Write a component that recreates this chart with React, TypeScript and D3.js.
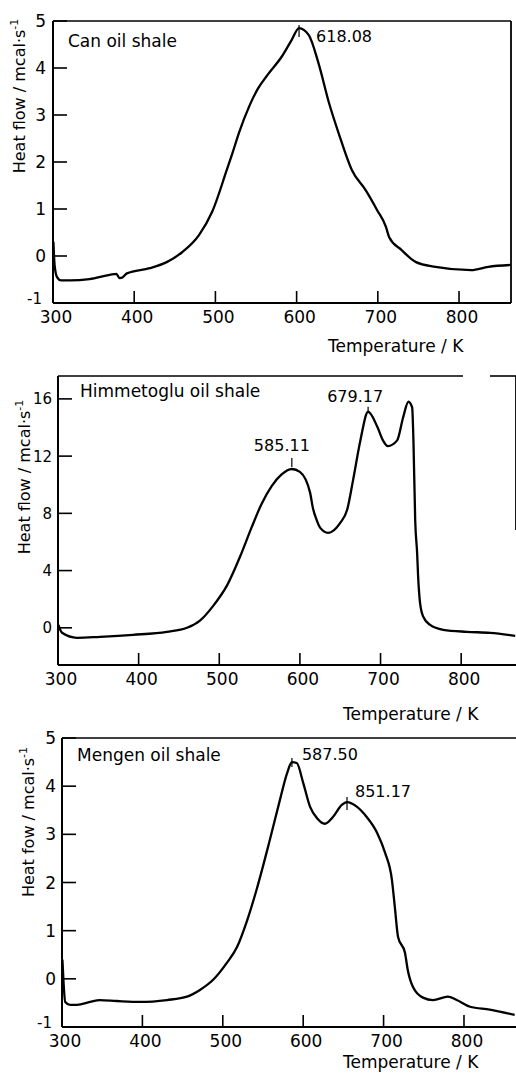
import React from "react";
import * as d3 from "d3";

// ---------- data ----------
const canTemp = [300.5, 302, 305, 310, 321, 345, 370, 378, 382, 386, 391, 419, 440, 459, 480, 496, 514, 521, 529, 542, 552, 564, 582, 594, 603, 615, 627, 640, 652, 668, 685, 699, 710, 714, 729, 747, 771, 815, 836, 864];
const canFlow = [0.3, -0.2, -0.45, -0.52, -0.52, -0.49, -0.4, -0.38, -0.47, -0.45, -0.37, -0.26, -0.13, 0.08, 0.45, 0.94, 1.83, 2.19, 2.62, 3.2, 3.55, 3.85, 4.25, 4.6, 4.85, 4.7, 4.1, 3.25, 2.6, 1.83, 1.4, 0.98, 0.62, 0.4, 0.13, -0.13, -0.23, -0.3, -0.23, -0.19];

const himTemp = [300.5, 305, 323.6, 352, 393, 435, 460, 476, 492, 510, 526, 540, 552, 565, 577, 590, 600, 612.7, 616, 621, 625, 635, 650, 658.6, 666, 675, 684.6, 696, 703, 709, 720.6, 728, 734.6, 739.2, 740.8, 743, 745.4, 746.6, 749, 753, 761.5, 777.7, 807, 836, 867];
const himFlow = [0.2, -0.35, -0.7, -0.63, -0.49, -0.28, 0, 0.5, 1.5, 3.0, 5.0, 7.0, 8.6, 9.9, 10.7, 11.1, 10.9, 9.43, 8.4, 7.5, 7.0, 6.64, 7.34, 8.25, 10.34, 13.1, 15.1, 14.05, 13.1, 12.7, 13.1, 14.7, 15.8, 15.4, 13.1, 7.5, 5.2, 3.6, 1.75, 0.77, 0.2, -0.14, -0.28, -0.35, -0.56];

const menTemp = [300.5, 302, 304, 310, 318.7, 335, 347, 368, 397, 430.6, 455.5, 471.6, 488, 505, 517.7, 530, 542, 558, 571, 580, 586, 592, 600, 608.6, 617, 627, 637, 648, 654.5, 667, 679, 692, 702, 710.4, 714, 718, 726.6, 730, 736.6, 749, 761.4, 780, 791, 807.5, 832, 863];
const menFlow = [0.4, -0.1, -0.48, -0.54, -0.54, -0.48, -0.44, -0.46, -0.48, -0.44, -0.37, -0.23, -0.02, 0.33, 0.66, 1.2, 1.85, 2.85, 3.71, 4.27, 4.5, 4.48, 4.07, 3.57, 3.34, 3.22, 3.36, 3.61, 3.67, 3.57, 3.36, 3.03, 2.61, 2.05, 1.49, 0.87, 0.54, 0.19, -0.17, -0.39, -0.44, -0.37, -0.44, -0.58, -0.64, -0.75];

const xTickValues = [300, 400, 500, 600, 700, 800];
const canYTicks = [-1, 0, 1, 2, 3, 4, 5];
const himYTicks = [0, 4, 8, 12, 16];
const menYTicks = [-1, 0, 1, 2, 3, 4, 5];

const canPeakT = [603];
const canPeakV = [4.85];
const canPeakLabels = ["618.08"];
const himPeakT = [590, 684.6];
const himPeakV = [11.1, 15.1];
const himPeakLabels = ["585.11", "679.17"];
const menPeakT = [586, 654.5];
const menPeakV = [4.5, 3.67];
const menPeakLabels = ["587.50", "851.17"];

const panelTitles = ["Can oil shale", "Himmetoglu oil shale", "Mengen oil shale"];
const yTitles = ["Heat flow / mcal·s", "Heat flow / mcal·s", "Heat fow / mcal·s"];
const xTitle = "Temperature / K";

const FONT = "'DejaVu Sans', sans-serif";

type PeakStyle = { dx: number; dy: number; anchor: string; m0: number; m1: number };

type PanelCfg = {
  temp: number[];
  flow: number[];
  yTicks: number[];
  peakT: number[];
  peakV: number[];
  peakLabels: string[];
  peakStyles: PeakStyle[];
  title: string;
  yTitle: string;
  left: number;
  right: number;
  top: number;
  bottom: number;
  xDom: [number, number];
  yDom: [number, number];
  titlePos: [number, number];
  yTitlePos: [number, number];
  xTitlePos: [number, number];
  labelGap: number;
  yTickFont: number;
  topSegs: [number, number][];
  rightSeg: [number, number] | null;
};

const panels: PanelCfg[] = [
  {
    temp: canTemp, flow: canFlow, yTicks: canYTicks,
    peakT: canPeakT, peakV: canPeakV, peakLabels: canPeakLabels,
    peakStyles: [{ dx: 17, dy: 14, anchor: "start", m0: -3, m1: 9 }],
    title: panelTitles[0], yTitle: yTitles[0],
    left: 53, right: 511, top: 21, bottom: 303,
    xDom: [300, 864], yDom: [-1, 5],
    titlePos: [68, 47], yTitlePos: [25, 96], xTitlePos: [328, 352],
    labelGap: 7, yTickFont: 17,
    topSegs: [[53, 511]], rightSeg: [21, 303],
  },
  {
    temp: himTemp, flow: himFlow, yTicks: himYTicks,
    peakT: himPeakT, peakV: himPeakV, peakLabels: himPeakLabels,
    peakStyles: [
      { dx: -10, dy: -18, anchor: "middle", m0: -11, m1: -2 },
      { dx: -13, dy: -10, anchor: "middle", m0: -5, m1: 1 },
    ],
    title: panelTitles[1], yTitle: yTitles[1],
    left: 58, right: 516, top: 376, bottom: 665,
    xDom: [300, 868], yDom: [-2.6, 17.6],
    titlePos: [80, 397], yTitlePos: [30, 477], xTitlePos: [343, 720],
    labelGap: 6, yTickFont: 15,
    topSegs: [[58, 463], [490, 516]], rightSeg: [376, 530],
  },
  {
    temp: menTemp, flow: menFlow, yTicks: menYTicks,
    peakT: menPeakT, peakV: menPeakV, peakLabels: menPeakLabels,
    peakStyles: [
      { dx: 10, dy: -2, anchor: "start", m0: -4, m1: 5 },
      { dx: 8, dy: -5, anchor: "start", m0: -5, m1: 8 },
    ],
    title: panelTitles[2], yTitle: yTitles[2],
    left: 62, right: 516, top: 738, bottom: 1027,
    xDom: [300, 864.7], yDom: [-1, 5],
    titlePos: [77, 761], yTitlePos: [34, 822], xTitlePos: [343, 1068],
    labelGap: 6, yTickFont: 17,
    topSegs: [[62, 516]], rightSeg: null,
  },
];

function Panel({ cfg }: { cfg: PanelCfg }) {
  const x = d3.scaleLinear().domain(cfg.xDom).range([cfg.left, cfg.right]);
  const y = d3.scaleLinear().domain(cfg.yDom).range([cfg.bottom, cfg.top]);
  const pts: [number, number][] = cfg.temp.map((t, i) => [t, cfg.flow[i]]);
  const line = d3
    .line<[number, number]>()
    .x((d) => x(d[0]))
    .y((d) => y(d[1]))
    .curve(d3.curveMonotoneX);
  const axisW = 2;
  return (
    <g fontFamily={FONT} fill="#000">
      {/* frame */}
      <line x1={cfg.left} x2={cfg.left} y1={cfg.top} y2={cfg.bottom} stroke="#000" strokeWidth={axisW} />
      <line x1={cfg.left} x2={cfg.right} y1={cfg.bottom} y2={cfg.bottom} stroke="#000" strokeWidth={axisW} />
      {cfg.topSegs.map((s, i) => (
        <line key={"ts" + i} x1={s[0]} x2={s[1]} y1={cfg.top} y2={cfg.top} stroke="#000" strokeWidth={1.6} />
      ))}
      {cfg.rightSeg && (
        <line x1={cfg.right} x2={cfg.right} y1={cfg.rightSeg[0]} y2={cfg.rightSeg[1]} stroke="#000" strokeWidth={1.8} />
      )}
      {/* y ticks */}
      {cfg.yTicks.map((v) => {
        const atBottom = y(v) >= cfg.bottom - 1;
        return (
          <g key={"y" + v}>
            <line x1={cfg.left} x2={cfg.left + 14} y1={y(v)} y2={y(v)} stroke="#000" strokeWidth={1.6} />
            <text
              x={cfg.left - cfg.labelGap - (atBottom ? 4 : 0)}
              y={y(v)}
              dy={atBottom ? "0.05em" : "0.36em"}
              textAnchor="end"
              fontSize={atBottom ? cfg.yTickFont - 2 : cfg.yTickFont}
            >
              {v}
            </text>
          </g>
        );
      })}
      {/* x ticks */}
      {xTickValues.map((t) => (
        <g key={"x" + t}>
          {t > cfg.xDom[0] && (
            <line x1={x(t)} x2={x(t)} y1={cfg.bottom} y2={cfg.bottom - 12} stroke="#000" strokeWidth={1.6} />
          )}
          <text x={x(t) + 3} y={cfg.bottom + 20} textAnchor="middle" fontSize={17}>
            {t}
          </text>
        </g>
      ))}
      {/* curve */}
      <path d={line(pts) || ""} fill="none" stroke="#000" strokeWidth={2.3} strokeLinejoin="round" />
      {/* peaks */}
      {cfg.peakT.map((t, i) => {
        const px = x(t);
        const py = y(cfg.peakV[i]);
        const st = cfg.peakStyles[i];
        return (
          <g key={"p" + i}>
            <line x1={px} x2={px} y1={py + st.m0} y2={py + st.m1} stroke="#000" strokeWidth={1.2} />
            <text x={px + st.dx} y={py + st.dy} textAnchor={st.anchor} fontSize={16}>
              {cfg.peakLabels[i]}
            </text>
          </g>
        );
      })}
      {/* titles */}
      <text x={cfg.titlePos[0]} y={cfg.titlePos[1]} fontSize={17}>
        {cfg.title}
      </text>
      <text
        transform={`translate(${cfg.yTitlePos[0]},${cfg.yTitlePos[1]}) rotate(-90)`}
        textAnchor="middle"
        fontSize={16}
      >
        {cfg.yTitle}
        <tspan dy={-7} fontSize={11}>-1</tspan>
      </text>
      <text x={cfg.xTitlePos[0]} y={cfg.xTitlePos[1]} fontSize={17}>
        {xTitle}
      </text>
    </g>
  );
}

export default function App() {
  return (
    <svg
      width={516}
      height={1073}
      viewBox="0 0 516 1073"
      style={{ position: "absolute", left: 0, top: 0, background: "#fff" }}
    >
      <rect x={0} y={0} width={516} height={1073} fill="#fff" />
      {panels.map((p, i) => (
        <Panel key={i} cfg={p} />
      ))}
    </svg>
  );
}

OBJECTIVE: Restate exactly, please, only the lines between the start of the data and the line containing "import * as", both ends included, skipping the pictures.

FULL SOLUTION:
Write a component that recreates this chart with React, TypeScript and D3.js.
import React from "react";
import * as d3 from "d3";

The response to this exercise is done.